What is Data Science?
Data Science:
Data Science is the process of extracting knowledge and insights from data by using scientific methods. Scientific methods include programming, statistics and business.
Key programming languages used in data science are Matlab, C, C++, Python, SQL, etc
Data Life Cycle
Data Life Cycle consists of the different stages data goes through, the cycle is:
BUISNESS REQUIREMENT → DATA AQUISITION → DATA PROCESSING → DATA EXPLORATION → MODELLING → DEPLOYMENT
Role of Statistics and Probability
Data refers to facts and statistics collected together for reference and analysis, Thus, without statistics the data gathered would be useless.
Data is of two types.

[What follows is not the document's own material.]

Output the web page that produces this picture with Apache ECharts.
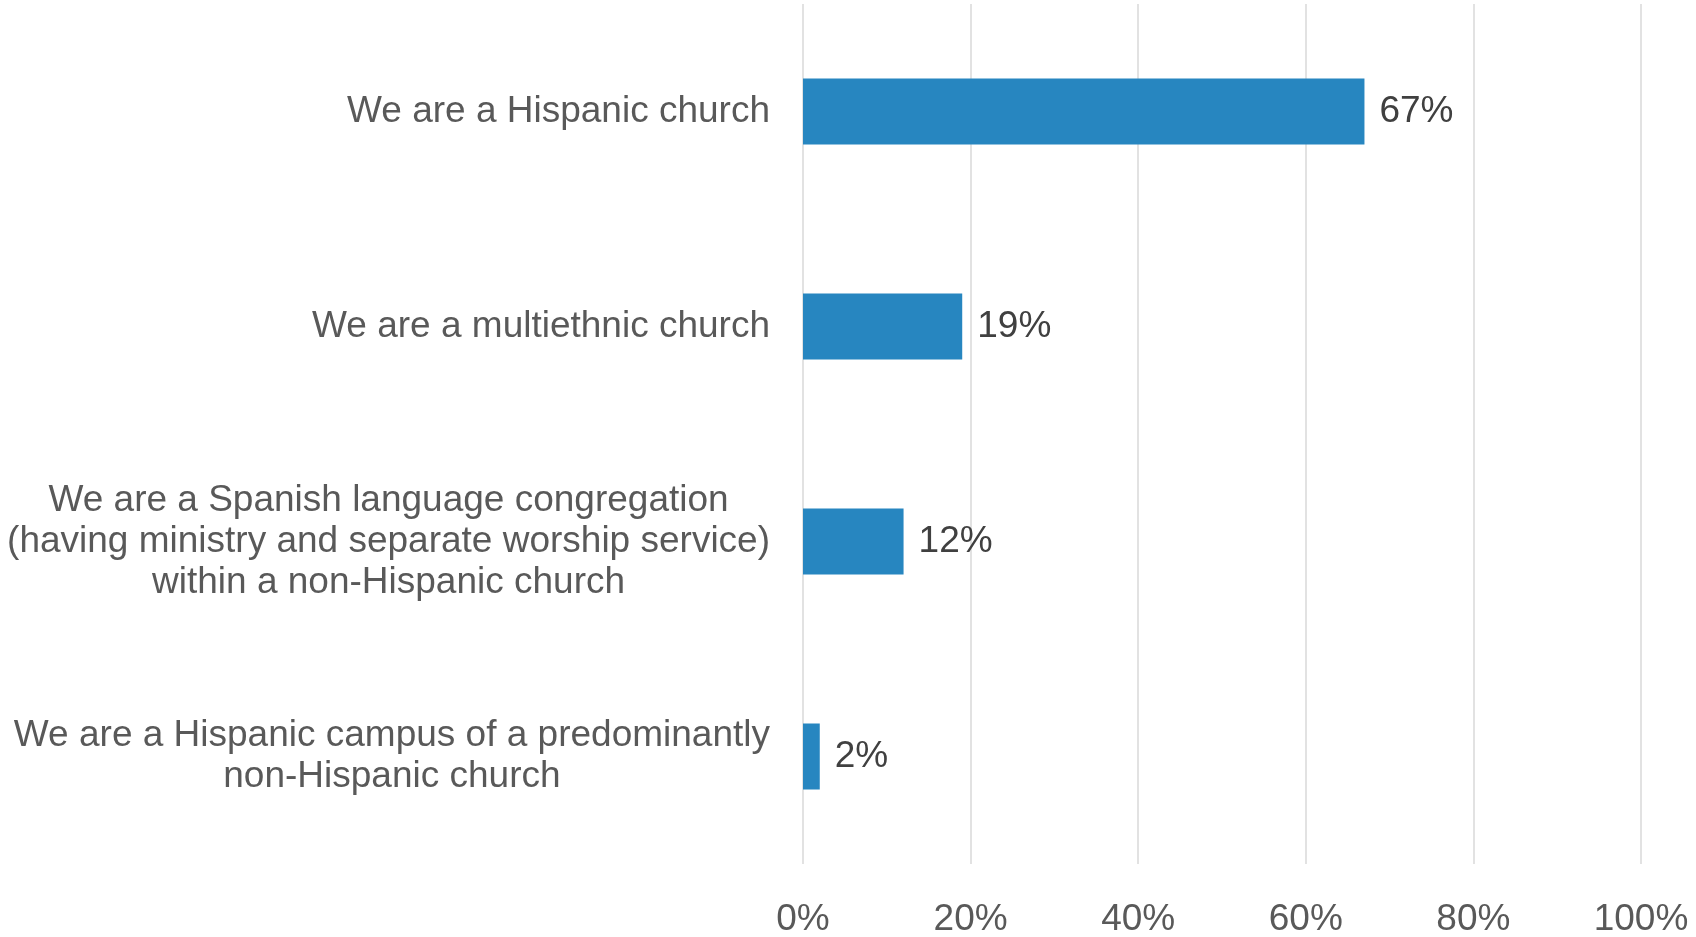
<!DOCTYPE html>
<html>
<head>
<meta charset="utf-8">
<script src="https://cdn.jsdelivr.net/npm/echarts@6/dist/echarts.min.js"></script>
<style>html,body{margin:0;padding:0;background:#fff}#c{width:1696px;height:937px}</style>
</head>
<body>
<div id="c"></div>
<script>
const categories = [
  "We are a Hispanic church",
  "We are a multiethnic church",
  "We are a Spanish language congregation\n(having ministry and separate worship service)\nwithin a non-Hispanic church",
  "We are a Hispanic campus of a predominantly\nnon-Hispanic church"
];
const values = [67, 19, 12, 2];
const xTicks = [0, 20, 40, 60, 80, 100];

const FONT = "'Liberation Sans', Arial, sans-serif";
const chart = echarts.init(document.getElementById('c'), null, {renderer: 'canvas'});
chart.setOption({
  backgroundColor: '#ffffff',
  animation: false,
  grid: {left: 803, right: 55, top: 4, bottom: 73, containLabel: false, outerBoundsMode: 'none'},
  xAxis: {
    type: 'value', min: xTicks[0], max: xTicks[xTicks.length - 1], interval: 20,
    axisLine: {show: false}, axisTick: {show: false},
    splitLine: {show: true, lineStyle: {color: '#d9d9d9', width: 1.5}},
    axisLabel: {formatter: v => v + '%', color: '#595959', fontSize: 37, fontFamily: FONT, margin: 37}
  },
  yAxis: {
    type: 'category', data: categories, inverse: true,
    axisLine: {show: false}, axisTick: {show: false}, splitLine: {show: false},
    axisLabel: {
      margin: 33, color: '#595959', fontSize: 37, fontFamily: FONT, lineHeight: 41,
      formatter: v => v.split('\n').map(l => '{c|' + l + '}').join('\n'),
      rich: {c: {align: 'center', color: '#595959', fontSize: 37, fontFamily: FONT, lineHeight: 41}}
    }
  },
  series: [{
    type: 'bar', data: values, barWidth: '30.7%',
    itemStyle: {color: '#2786C0'},
    label: {show: true, position: 'right', distance: 15, formatter: p => p.value + '%',
      color: '#404040', fontSize: 37, fontFamily: FONT}
  }]
});
</script>
</body>
</html>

It can be either qualitative data or quantitative data.
Qualitative Data
Qualitative data deals with characteristics and descriptors that can’t be easily measured but can be observed subjectively. It is of two types, Nominal Data and Ordinal data.
Nominal Data is data with no inherit order or ranking. eg, gender, race, etc.
Ordinal Data is data with an ordered series. eg data in a table.
Quantitative Data
Quantitative data deals with numbers and things that can be measured objectively. It is also of two types, discrete data and continuous data.
Discrete Data also known as categorial data can hold finite number of possible values. eg number of students in a classroom.
Continuous Data is data that can hold an infinite number of values. eg weight.
Statistics
Statistics is an area of applied mathematics concerned with data collection, analysis, interpretation and presentation.
Important Statistics Terminology
Population: It is a collection or set of individuals or objects or events whose properties are to be analyzed.
Sample: It is a subset of the population.
Sampling: It is a statistical method that deals with the selection of individual observations within a population. It is performed in order to infer statistical knowledge about a population.